Food companies and universities win have to work hard to readjust to new realities. One notable sign of progress is that many university R&D centers are thriving with tightly focused, industry-oriented research programs.

When PF first covered the emergence of university R&D centers in 1987, the concept of university centers dedicated to conducting joint university-industry research programs was still new and unproven. Many R&D centers were launched on faith as the wellspring of public research funds dried up during the early and mid-1980s.

Today, many U.S. companies are working with universities because it makes good financial sense to do so. Most companies can afford neither the capital nor the labor investments necessary to conduct longer term research.

"Companies tell us that their focus is on quality, safety and cost issues, to the detriment of medium- and long-term research," says Lund.

"Many technologically based food companies are currently driven by marketing or financial goals," observes Prof. Art Seidler, of the University of Illinois. Yet, says Seidler, they know they cannot afford to lose their technological base.

It is this role that industry-supported, university-based R&D centers are filling. Today, over 25 such centers are dedicated to food industry research in the United States.

A prominent success story is Rutgers University's Center for Advanced Food Technology (CAFT), which was formed specifically to address long-term basic research challenges. Originally conceived and funded by the state of New Jersey as a magnet for food industry investments, CAFT's future is now assured by a supporting membership of 19 major corporations.

"Our industry coalition members are actively involved in managing CAFT's research priorities, which ensures that we keep our efforts properly directed," explains CAFT's director Dr. Myron Solberg.

Current research objectives include basic research into computer integrated manufacturing (CIM) opportunities for thermally processed foods, water-food ingredient relationships in food processing, and the development of online sensor technologies.

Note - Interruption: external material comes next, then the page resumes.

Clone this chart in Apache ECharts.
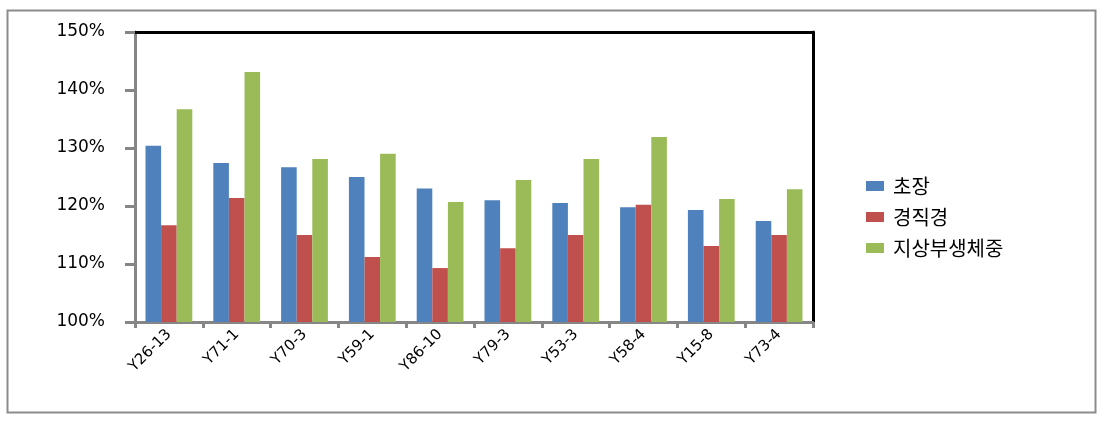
<!DOCTYPE html>
<html>
<head>
<meta charset="utf-8">
<script src="https://cdn.jsdelivr.net/npm/echarts@6/dist/echarts.min.js"></script>
<style>html,body{margin:0;padding:0;background:#fff}#c{width:1108px;height:424px}</style>
</head>
<body>
<div id="c"></div>
<script>
const categories = ['Y26-13','Y71-1','Y70-3','Y59-1','Y86-10','Y79-3','Y53-3','Y58-4','Y15-8','Y73-4'];
const seriesNames = ['초장','경직경','지상부생체중'];
const chojang = [130.4, 127.4, 126.7, 125.0, 123.0, 121.0, 120.5, 119.8, 119.3, 117.4];
const gyeongjik = [116.7, 121.4, 115.0, 111.2, 109.3, 112.7, 115.0, 120.2, 113.1, 115.0];
const saengche = [136.7, 143.1, 128.1, 129.0, 120.7, 124.5, 128.1, 131.9, 121.2, 122.9];
const yTicks = [100, 110, 120, 130, 140, 150];

const colors = ['#4F81BD', '#C0504D', '#9BBB59'];
const chart = echarts.init(document.getElementById('c'), null, {renderer: 'canvas'});
const grey = '#868686';
const mkSeries = (name, data, i) => ({
  name, type: 'bar', data, xAxisIndex: 0, yAxisIndex: 0,
  barGap: '0%', barCategoryGap: '31%',
  itemStyle: {color: colors[i]}
});
chart.setOption({
  animation: false,
  textStyle: {fontFamily: 'DejaVu Sans'},
  graphic: [{
    type: 'rect', shape: {x: 7.5, y: 10.5, width: 1088, height: 402},
    style: {fill: 'none', stroke: '#8c8c8c', lineWidth: 2}, z: -10
  }],
  grid: {left: 135, right: 295, top: 32, bottom: 102},
  legend: {
    orient: 'vertical', left: 861, top: 171,
    itemWidth: 18, itemHeight: 10, itemGap: 11,
    icon: 'rect',
    textStyle: {fontSize: 20, color: '#000', fontFamily: 'Noto Sans CJK KR', padding: [0, 0, 0, 4]},
    data: seriesNames
  },
  xAxis: [{
    type: 'category', data: categories, position: 'bottom',
    axisLine: {lineStyle: {color: grey, width: 3}},
    axisTick: {show: true, length: 6, lineStyle: {color: grey, width: 3}},
    axisLabel: {rotate: 45, margin: 10, fontSize: 15, color: '#000', fontFamily: 'DejaVu Sans', interval: 0}
  }, {
    type: 'category', data: categories, position: 'top',
    axisLine: {lineStyle: {color: '#000', width: 3}},
    axisTick: {show: false}, axisLabel: {show: false}
  }],
  yAxis: [{
    type: 'value', min: 100, max: 150, interval: 10,
    axisLine: {show: true, lineStyle: {color: grey, width: 3}},
    axisTick: {show: true, length: 10, lineStyle: {color: grey, width: 3}},
    splitLine: {show: false},
    axisLabel: {margin: 30, fontSize: 17, color: '#000', fontFamily: 'DejaVu Sans',
      formatter: v => yTicks.includes(v) ? v + '%' : ''}
  }, {
    type: 'value', min: 100, max: 150, interval: 10, position: 'right',
    axisLine: {show: true, lineStyle: {color: '#000', width: 3}},
    axisTick: {show: false}, axisLabel: {show: false}, splitLine: {show: false}
  }],
  series: [
    mkSeries(seriesNames[0], chojang, 0),
    mkSeries(seriesNames[1], gyeongjik, 1),
    mkSeries(seriesNames[2], saengche, 2)
  ]
});
</script>
</body>
</html>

Labor investments

Universities may come to play another very important role. Declining enrollments and the lack of financial and other incentives for students to enter technical fields is forcing some academicians to reexamine their teaching priorities.

"Right now, we really have to beat the bushes to find students interested in food science," says Lund.

The impending technical labor shortage may prod universities to focus more attention on continuing education efforts, suggests Lund.

Faced with a declining supply of technical graduates, many companies may opt for continuing education programs to retrain existing personnel resources-even to the point of sending their scientists and engineers on one month to one year sabbaticals. For universities, says Lund, continuing education offers an invaluable means to strengthen their industry networks. Adjusting to change

Some will, no doubt, resist this process of strategic alignment. Many food companies are not structured to conduct research in a decentralized fashion, while many universities still see their mission as divorced from economic objectives.

"Society's needs change, and universities must change with them," says Dr. Bill Haines, director of MSU's Food Industry Institute. "If they don't, they risk becoming anachronisms, and other institutions will take their place."

Michigan State University: Technology is our business "The 'B'-school link is our claim to fame," says Dr. Bill Haines, director of MSU's Food Industry Institute (FII). The FII was conceived as a hub that would link Michigan's growers and processors with the university's technical and business resources-and it has worked! Today, the FII links MSU's academic resources with an expanding ring of highly focused, free-standing "institutes" devoted to technology commercialization.

The strength of the business school link is apparent in MSU's efforts to developing deli-industry opportunities. Consider that "the deli section is the fastest growing section of the supermarket, and it offers some of the best opportunities for Michigan's growers, processors and marketers to add value to their products," explains Thomas Pierson, marketing professor.